Give back the full listing, character for character, with no pictures.

— Start —

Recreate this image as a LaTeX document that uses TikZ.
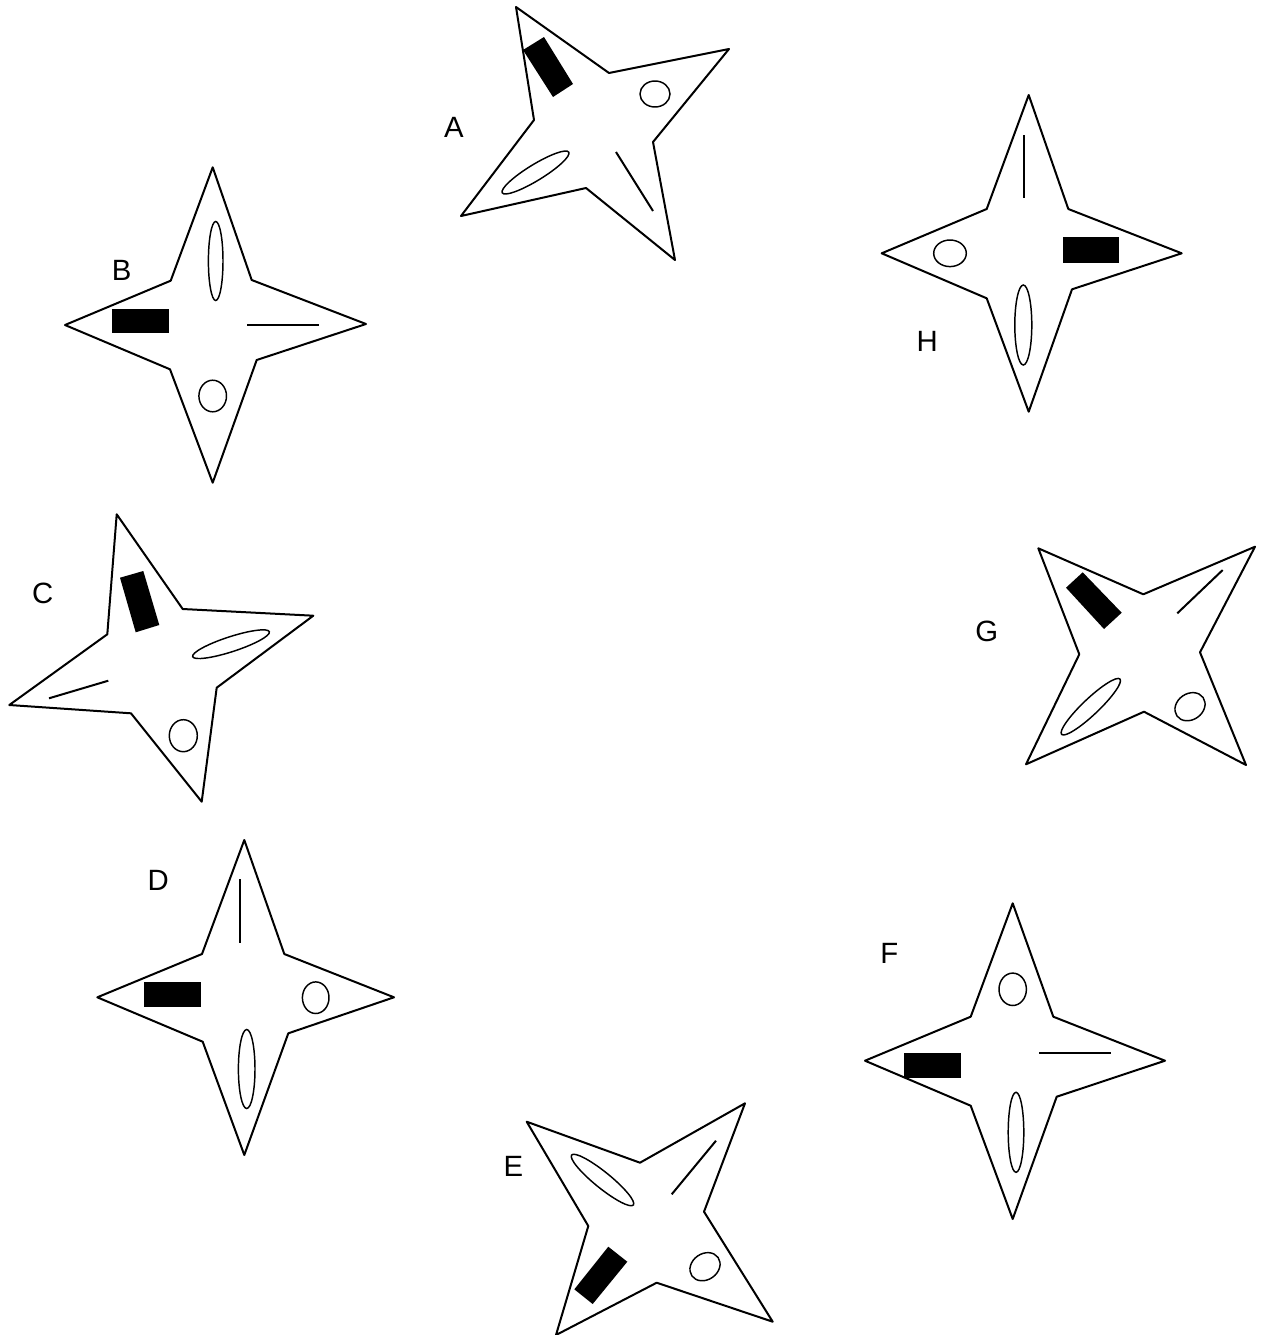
\documentclass[tikz,border=0pt]{standalone}
\usepackage{fontspec}
\setmainfont{Liberation Sans}
\begin{document}
\begin{tikzpicture}[x=0.75pt,y=-0.75pt,
  starshape/.style={draw=black,line width=1.5pt,line join=round},
  blockmark/.style={fill=black,draw=none},
  ovalmark/.style={draw=black,line width=1.1pt},
  barmark/.style={draw=black,line width=1.5pt},
  lbl/.style={font=\fontsize{22}{26}\selectfont,inner sep=0pt}]
\useasboundingbox (0,0) rectangle (1265,1335);
% ---------- A ----------
\draw[starshape] (516,7) -- (609,73) -- (729,49) -- (653,142) -- (675,260) -- (586,188) -- (461,216) -- (534,120) -- cycle;
\fill[blockmark] (523,50) -- (544,37) -- (573,84) -- (553,97) -- cycle;
\draw[ovalmark] (655,94) ellipse [x radius=15, y radius=13];
\draw[ovalmark, rotate around={31.5:(535.5,172.5)}] (535.5,172.5) ellipse [x radius=39, y radius=8];
\draw[barmark] (616,152) -- (653,211);
\node[lbl] (la) at (454,127) {A};
% ---------- B ----------
\draw[starshape] (212.7,167.3) -- (251.7,280) -- (366,324) -- (256.7,360) -- (212.7,482.7) -- (170,369.3) -- (65,325) -- (170.7,280.7) -- cycle;
\fill[blockmark] (112.3,309) rectangle (169,333.3);
\draw[ovalmark] (215.7,261) ellipse [x radius=7.3, y radius=39.5];
\draw[ovalmark] (212.7,396) ellipse [x radius=13.8, y radius=15.8];
\draw[barmark] (247.3,324.7) -- (318.7,324.7);
\node[lbl] (lb) at (121.7,270) {B};
% ---------- C ----------
\draw[starshape] (116.7,514.3) -- (182.7,609) -- (313.3,615.7) -- (216.7,687.7) -- (201.7,801.7) -- (131,713.3) -- (9.3,705) -- (107.3,634.3) -- cycle;
\fill[blockmark] (120,577.7) -- (143.3,571) -- (159.3,625) -- (135.7,632.3) -- cycle;
\draw[ovalmark, rotate around={18:(231,644.2)}] (231,644.2) ellipse [x radius=40.3, y radius=7.5];
\draw[barmark] (49,698.3) -- (108.3,680.7);
\draw[ovalmark] (183.3,735.7) ellipse [x radius=14, y radius=16];
\node[lbl] (lc) at (42.7,593.3) {C};
% ---------- D ----------
\draw[starshape] (244.3,840) -- (284.3,954) -- (394,997.3) -- (288.3,1033.3) -- (244.3,1155) -- (202.7,1041.7) -- (97.3,997.3) -- (202,954) -- cycle;
\draw[barmark] (240,879.3) -- (240,942.7);
\fill[blockmark] (144,981.7) rectangle (200.7,1006.7);
\draw[ovalmark] (315.7,997.7) ellipse [x radius=13.3, y radius=15.8];
\draw[ovalmark] (246.7,1069) ellipse [x radius=8.3, y radius=39.5];
\node[lbl] (ld) at (158.3,880) {D};
% ---------- E ----------
\draw[starshape] (526.7,1121.7) -- (640,1162.7) -- (745,1103.3) -- (704,1211.7) -- (772.7,1321.7) -- (656.7,1282.7) -- (556,1335) -- (588.3,1226) -- cycle;
\draw[ovalmark, rotate around={-39:(602.5,1180)}] (602.5,1180) ellipse [x radius=39.7, y radius=8];
\draw[barmark] (671.7,1194.3) -- (716,1140.7);
\fill[blockmark] (574.3,1289.3) -- (608.3,1246.7) -- (627.3,1261.7) -- (592.7,1304) -- cycle;
\draw[ovalmark, rotate around={35:(705,1266.7)}] (705,1266.7) ellipse [x radius=16, y radius=13];
\node[lbl] (le) at (513.3,1166.7) {E};
% ---------- F ----------
\draw[starshape] (1012.7,903.3) -- (1053.3,1016.7) -- (1165,1060.7) -- (1056.7,1096.7) -- (1012.7,1219) -- (970.7,1105.7) -- (865,1060.7) -- (970.7,1016.7) -- cycle;
\draw[ovalmark] (1012.7,989.3) ellipse [x radius=13.7, y radius=16.2];
\fill[blockmark] (904.3,1052.7) rectangle (961,1077.7);
\draw[barmark] (1039.3,1053.3) -- (1111,1053.3);
\draw[ovalmark] (1016,1132.3) ellipse [x radius=7.8, y radius=40];
\node[lbl] (lf) at (889.3,953.3) {F};
% ---------- G ----------
\draw[starshape] (1038.3,548.3) -- (1143.3,594.3) -- (1255,546.7) -- (1200,652.3) -- (1246,765) -- (1144,711.7) -- (1026,764.3) -- (1079.3,654.3) -- cycle;
\fill[blockmark] (1066,587.7) -- (1082.7,572.3) -- (1121.7,612.7) -- (1104,629) -- cycle;
\draw[barmark] (1177.3,613.3) -- (1222.7,570);
\draw[ovalmark, rotate around={43.5:(1090.8,706.7)}] (1090.8,706.7) ellipse [x radius=40.2, y radius=8];
\draw[ovalmark, rotate around={35:(1190,706.7)}] (1190,706.7) ellipse [x radius=16, y radius=13];
\node[lbl] (lg) at (986.7,631) {G};
% ---------- H ----------
\draw[starshape] (1028.7,95) -- (1068.3,209) -- (1181.7,253.3) -- (1072,289.3) -- (1028.7,411.7) -- (986.7,298.3) -- (881.7,253.3) -- (986.7,209) -- cycle;
\draw[barmark] (1024,135) -- (1024,198.3);
\draw[ovalmark] (950,253.3) ellipse [x radius=16.3, y radius=13.3];
\fill[blockmark] (1062.7,237.3) rectangle (1119.3,262.7);
\draw[ovalmark] (1023.3,325) ellipse [x radius=8.5, y radius=40];
\node[lbl] (lh) at (927.3,341.7) {H};
\end{tikzpicture}
\end{document}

— End —

■ Solution for this problem:
Recreate this image as a LaTeX document that uses TikZ.
\documentclass[tikz,border=0pt]{standalone}
\usepackage{fontspec}
\setmainfont{Liberation Sans}
\begin{document}
\begin{tikzpicture}[x=0.75pt,y=-0.75pt,
  starshape/.style={draw=black,line width=1.5pt,line join=round},
  blockmark/.style={fill=black,draw=none},
  ovalmark/.style={draw=black,line width=1.1pt},
  barmark/.style={draw=black,line width=1.5pt},
  lbl/.style={font=\fontsize{22}{26}\selectfont,inner sep=0pt}]
\useasboundingbox (0,0) rectangle (1265,1335);
% ---------- A ----------
\draw[starshape] (516,7) -- (609,73) -- (729,49) -- (653,142) -- (675,260) -- (586,188) -- (461,216) -- (534,120) -- cycle;
\fill[blockmark] (523,50) -- (544,37) -- (573,84) -- (553,97) -- cycle;
\draw[ovalmark] (655,94) ellipse [x radius=15, y radius=13];
\draw[ovalmark, rotate around={31.5:(535.5,172.5)}] (535.5,172.5) ellipse [x radius=39, y radius=8];
\draw[barmark] (616,152) -- (653,211);
\node[lbl] (la) at (454,127) {A};
% ---------- B ----------
\draw[starshape] (212.7,167.3) -- (251.7,280) -- (366,324) -- (256.7,360) -- (212.7,482.7) -- (170,369.3) -- (65,325) -- (170.7,280.7) -- cycle;
\fill[blockmark] (112.3,309) rectangle (169,333.3);
\draw[ovalmark] (215.7,261) ellipse [x radius=7.3, y radius=39.5];
\draw[ovalmark] (212.7,396) ellipse [x radius=13.8, y radius=15.8];
\draw[barmark] (247.3,324.7) -- (318.7,324.7);
\node[lbl] (lb) at (121.7,270) {B};
% ---------- C ----------
\draw[starshape] (116.7,514.3) -- (182.7,609) -- (313.3,615.7) -- (216.7,687.7) -- (201.7,801.7) -- (131,713.3) -- (9.3,705) -- (107.3,634.3) -- cycle;
\fill[blockmark] (120,577.7) -- (143.3,571) -- (159.3,625) -- (135.7,632.3) -- cycle;
\draw[ovalmark, rotate around={18:(231,644.2)}] (231,644.2) ellipse [x radius=40.3, y radius=7.5];
\draw[barmark] (49,698.3) -- (108.3,680.7);
\draw[ovalmark] (183.3,735.7) ellipse [x radius=14, y radius=16];
\node[lbl] (lc) at (42.7,593.3) {C};
% ---------- D ----------
\draw[starshape] (244.3,840) -- (284.3,954) -- (394,997.3) -- (288.3,1033.3) -- (244.3,1155) -- (202.7,1041.7) -- (97.3,997.3) -- (202,954) -- cycle;
\draw[barmark] (240,879.3) -- (240,942.7);
\fill[blockmark] (144,981.7) rectangle (200.7,1006.7);
\draw[ovalmark] (315.7,997.7) ellipse [x radius=13.3, y radius=15.8];
\draw[ovalmark] (246.7,1069) ellipse [x radius=8.3, y radius=39.5];
\node[lbl] (ld) at (158.3,880) {D};
% ---------- E ----------
\draw[starshape] (526.7,1121.7) -- (640,1162.7) -- (745,1103.3) -- (704,1211.7) -- (772.7,1321.7) -- (656.7,1282.7) -- (556,1335) -- (588.3,1226) -- cycle;
\draw[ovalmark, rotate around={-39:(602.5,1180)}] (602.5,1180) ellipse [x radius=39.7, y radius=8];
\draw[barmark] (671.7,1194.3) -- (716,1140.7);
\fill[blockmark] (574.3,1289.3) -- (608.3,1246.7) -- (627.3,1261.7) -- (592.7,1304) -- cycle;
\draw[ovalmark, rotate around={35:(705,1266.7)}] (705,1266.7) ellipse [x radius=16, y radius=13];
\node[lbl] (le) at (513.3,1166.7) {E};
% ---------- F ----------
\draw[starshape] (1012.7,903.3) -- (1053.3,1016.7) -- (1165,1060.7) -- (1056.7,1096.7) -- (1012.7,1219) -- (970.7,1105.7) -- (865,1060.7) -- (970.7,1016.7) -- cycle;
\draw[ovalmark] (1012.7,989.3) ellipse [x radius=13.7, y radius=16.2];
\fill[blockmark] (904.3,1052.7) rectangle (961,1077.7);
\draw[barmark] (1039.3,1053.3) -- (1111,1053.3);
\draw[ovalmark] (1016,1132.3) ellipse [x radius=7.8, y radius=40];
\node[lbl] (lf) at (889.3,953.3) {F};
% ---------- G ----------
\draw[starshape] (1038.3,548.3) -- (1143.3,594.3) -- (1255,546.7) -- (1200,652.3) -- (1246,765) -- (1144,711.7) -- (1026,764.3) -- (1079.3,654.3) -- cycle;
\fill[blockmark] (1066,587.7) -- (1082.7,572.3) -- (1121.7,612.7) -- (1104,629) -- cycle;
\draw[barmark] (1177.3,613.3) -- (1222.7,570);
\draw[ovalmark, rotate around={43.5:(1090.8,706.7)}] (1090.8,706.7) ellipse [x radius=40.2, y radius=8];
\draw[ovalmark, rotate around={35:(1190,706.7)}] (1190,706.7) ellipse [x radius=16, y radius=13];
\node[lbl] (lg) at (986.7,631) {G};
% ---------- H ----------
\draw[starshape] (1028.7,95) -- (1068.3,209) -- (1181.7,253.3) -- (1072,289.3) -- (1028.7,411.7) -- (986.7,298.3) -- (881.7,253.3) -- (986.7,209) -- cycle;
\draw[barmark] (1024,135) -- (1024,198.3);
\draw[ovalmark] (950,253.3) ellipse [x radius=16.3, y radius=13.3];
\fill[blockmark] (1062.7,237.3) rectangle (1119.3,262.7);
\draw[ovalmark] (1023.3,325) ellipse [x radius=8.5, y radius=40];
\node[lbl] (lh) at (927.3,341.7) {H};
\end{tikzpicture}
\end{document}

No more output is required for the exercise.